Taylor-expanding the denominator in this integral gives

\begin{aligned} T(E_0,L_0)-T(E,L)&= c_E\,(E_0-E) - c_L\,(L-L_0)\nonumber \\&\quad + o_{(E,L)\rightarrow (E_0,L_0)}\left( \vert (E,L)-(E_0,L_0)\vert \right) , \end{aligned}
(8.49)

where we denote $$c_E{:}{=}\partial _ET(E_0,L_0),\ c_L{:}{=}\partial _LT(E_0,L_0)<\infty$$; recall the assumption (8.43).

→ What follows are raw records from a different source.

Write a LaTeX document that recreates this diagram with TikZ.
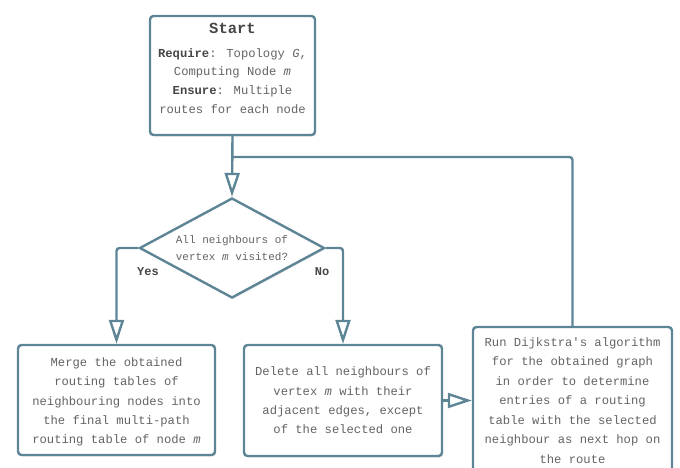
\documentclass[tikz,border=0pt]{standalone}
\usepackage{fontspec}
\setmainfont{Liberation Mono}
\setmonofont{Liberation Mono}
\usetikzlibrary{shapes.geometric,arrows.meta,shadows}
\definecolor{edge}{RGB}{94,133,150}
\definecolor{txt}{RGB}{100,100,100}
\definecolor{btxt}{RGB}{70,70,70}
\tikzset{
  box/.style={draw=edge, line width=2.4pt, rounded corners=3.5pt, fill=white,
    text=txt, align=center, font=\fontsize{12.2}{19.3}\selectfont, inner sep=0pt,
    drop shadow={opacity=0.2, shadow xshift=1pt, shadow yshift=-1.5pt}},
  plain/.style={text=txt, align=center, inner sep=0pt},
  dec/.style={draw=edge, line width=2.4pt, diamond, fill=white, text=txt, align=center,
    font=\fontsize{11}{17}\selectfont, inner sep=0pt, aspect=1.85,
    drop shadow={opacity=0.2, shadow xshift=1pt, shadow yshift=-1.5pt}},
  conn/.style={draw=edge, line width=2.4pt, rounded corners=3pt},
  arr/.style={conn, -{Triangle[open, width=15pt, length=24pt, line width=2.4pt]}},
  lbl/.style={text=btxt, font=\fontsize{12}{14}\selectfont\bfseries}
}
\begin{document}
\begin{tikzpicture}[x=1pt,y=-1pt]
\clip (0,0) rectangle (680,467);
\node[box, minimum width=165pt, minimum height=119pt] (start) at (232.5,75.5) {};
\node[plain, font=\fontsize{15.5}{19}\selectfont\bfseries, text=btxt] (title) at (232.5,28) {Start};
\node[plain, font=\fontsize{12.2}{18.7}\selectfont] (req) at (232.5,81)
  {{\color{btxt}\bfseries Require}: Topology \textit{G},\\
   Computing Node \textit{m}\\
   {\color{btxt}\bfseries Ensure}: Multiple\\
   routes for each node};
\node[dec, minimum width=185pt, minimum height=100pt] (q) at (232,248)
  {All neighbours of\\vertex \textit{m} visited?};
\node[box, minimum width=197pt, minimum height=110pt] (merge) at (116.5,400) {};
\node[plain, font=\fontsize{12.2}{19.3}\selectfont] (mtext) at (116.5,402)
  {Merge the obtained\\routing tables of\\neighbouring nodes into\\the final multi-path\\routing table of node \textit{m}};
\node[box, minimum width=198pt, minimum height=111pt] (del) at (343,400.5)
  {Delete all neighbours of\\vertex \textit{m} with their\\adjacent edges, except\\of the selected one};
\node[box, minimum width=199pt, minimum height=153pt] (dijk) at (572.5,403.5) {};
\node[plain, font=\fontsize{12.2}{19.5}\selectfont] (dtext) at (572.5,400.5)
  {Run Dijkstra\textquotesingle s algorithm\\for the obtained graph\\in order to determine\\entries of a routing\\table with the selected\\neighbour as next hop on\\the route};
\coordinate (j) at (232,157);
\node[lbl] (yes) at (148,272) {Yes};
\node[lbl] (no) at (322,272) {No};
\draw[arr] (start.south) -- (q.north);
\draw[conn] (dijk.north) |- (j);
\draw[arr] (q.west) -| (merge.north);
\draw[arr] (q.east) -| (del.north);
\draw[arr] (del.east) -- (del.east -| dijk.west);
\end{tikzpicture}
\end{document}
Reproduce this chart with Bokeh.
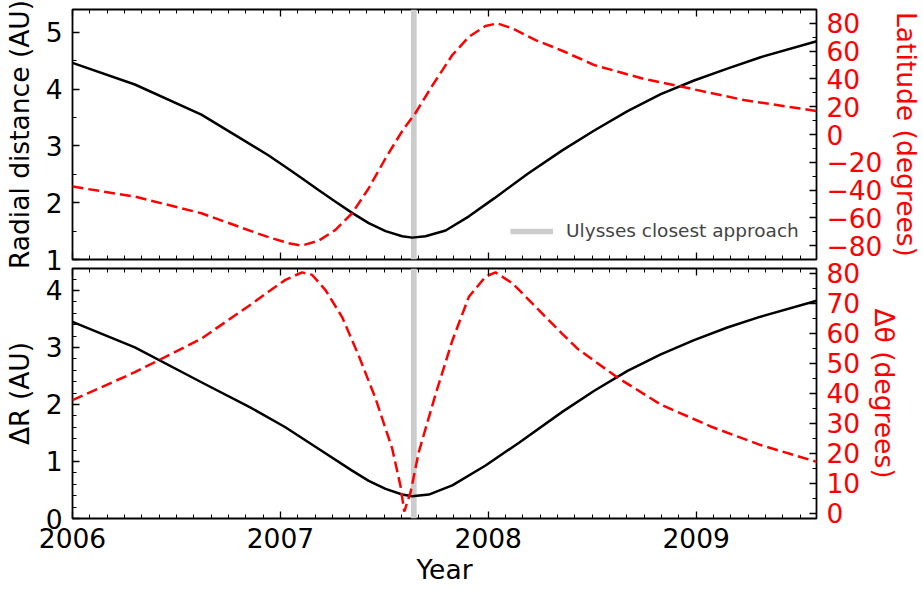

Thus, after choosing a possibly smaller $$\eta$$, we use (8.48) and the polytropic structure (2.2) of the steady state model to obtain

\begin{aligned} \limsup _{\lambda \rightarrow \frac{4\pi ^2}{T(E_0,L_0)^2}} M_\lambda&\ge C \int _{E_0-\eta }^{E_0}\int _{L_0}^{L_0+\eta } \frac{(E_0-E)^{k-1}(L-L_0)^l}{E_0-E + L-L_0} \mathop {}\!\mathrm {d}L\mathop {}\!\mathrm {d}E \nonumber \\&= C \int _0^\eta \int _0^\eta \frac{x^{k-1}y^l}{x+y} \mathop {}\!\mathrm {d}y\mathop {}\!\mathrm {d}x, \end{aligned}
(8.50)

where we used the obvious change of variables $$x=E_0-E$$ and $$y=L-L_0$$. The latter integral is infinite precisely when $$k+l\le 0$$. Together with part (a) of Theorem 8.11 this concludes the proof. $$\square$$

### Remark 8.16

The steady state parameter conditions (8.45) are for example satisfied with

\begin{aligned} k=\frac{1}{2},\quad l=-\frac{1}{2},\quad L_0>0\text { arbitrary}, \end{aligned}
(8.51)

and numerical computations—e.g. with $$L_0=\frac{1}{10}$$ and $$E_0-U_0(0)=1$$—clearly show that in this case the monotonicity assumptions (8.44) are valid.